Anyway, I could say much more. But I mainly wanted to say, Kare Kristiansen — there was a man. Someone Norwegians ought to be proud of.

‐Did you know that Norway was the first country in the West to recognize Hamas?

‐The Norwegian state divested from an Israeli company because that company was involved in the West Bank “separation barrier” — the barrier meant to stop the murder of innocent people through suicide bombing. It worked too, the barrier. Thank goodness.

‐“I’m not anti-Semitic, I just hate Israel!” people say (in so many words). I love what Paul Johnson says: “Scratch someone who’s anti-Israel, and it won’t take long before you reach the anti-Semite beneath.” I know full well there are people who are anti-Israel without being anti-Semitic. (So does Johnson.) It’s just that I think they are fewer in number than people generally suppose.

‐Wanted to share with you something charming, an answer that James Taylor gave, in an interview published by Carnegie Hall — in a concert program, I mean. The question was, “When did [your songwriting] start?” He answered,

“I think I tried writing my first songs when I was 12 or 13 or 14 years old. They were little things — definitely nothing I’d care to offer now — but in that time, when folk music was popular, it was such an accessible thing. Everyone just pretended that they were songwriters, and in some cases it turned out to be true.”

Just loved that. Priceless, that last line.

‐A couple of words about Warren Christopher, if I may. He passed on a couple of weeks ago. I regard him as a kind of Democratic Jim Baker: a lawyer, diplomat, and fixer.

Christopher was born in North Dakota, four years before the Great Depression, and he knew poverty. Went to Stanford Law School. Clerked for Justice Douglas. Later, he wrote speeches for Pat Brown — strange to think that Brown’s son is California’s governor, again.

In the Carter administration, Christopher was deputy secretary of state. Worked like a dog on the hostages-in-Iran problem. (It took Reagan’s inauguration to solve that.) When Clinton was nominated, in 1992, Christopher headed the search committee for a vice-presidential nominee. That turned out to be Gore. When Gore himself was the presidential nominee, in 2000, Christopher again headed the vice-presidential search committee. (Gore chose Lieberman, as you know.) In the Florida recount mess, he led the Democrats’ legal team, while Baker led the Republicans’.

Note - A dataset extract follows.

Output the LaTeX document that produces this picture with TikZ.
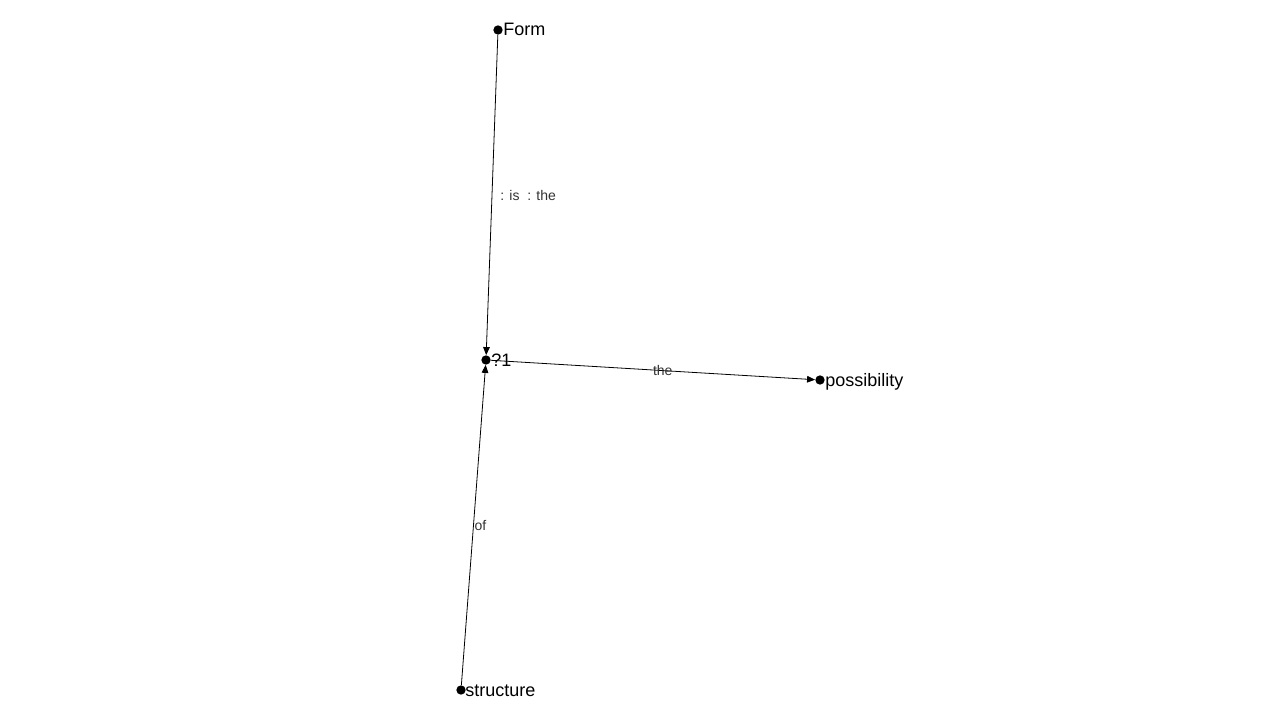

What have I to say about Christopher’s tenure as secretary of state? (That was during Clinton’s first term, as you recall. Albright had it during the second.) He was sober, competent, and usually sensible. In short, the Democratic party has done far worse than “Chris,” as he was called. Now and then, the Republican party has done worse too.

‐Did you hear about the house that looks like Hitler? Weirdest news item of the month, I think: Go here.

‐Let’s end with a couple of stories. I’m with a friend at the opera. Young Asian woman. (By the way, when did it become evil to say “Oriental”? Why?) Another young Asian woman approaches her and says, “Hey, do you have a student ID I can borrow? I want to get a student ticket. They think we all look alike anyway.”

And a related story — a neat illustration of modern America, its mindset and neuroses. There is a grad-school happy hour. You get one free-drink ticket. Asian woman wants another drink. Arab friend of hers says, “Go up to the guy handing out the tickets” — a white guy — “and if he challenges you, tell him all Asians don’t look alike.”

Duly, she goes up to the guy. Guy says, “Hey, you got one already.” Her: “No, I didn’t.” Him: “Come on! We like totally had a conversation.” Her: “Whatever — not all Asians look alike, you know.” Him: “I’m not a racist. Just take this damn ticket and go away.”

Anyway . . . have a good rest-of-week, dearhearts, and I’ll see you later.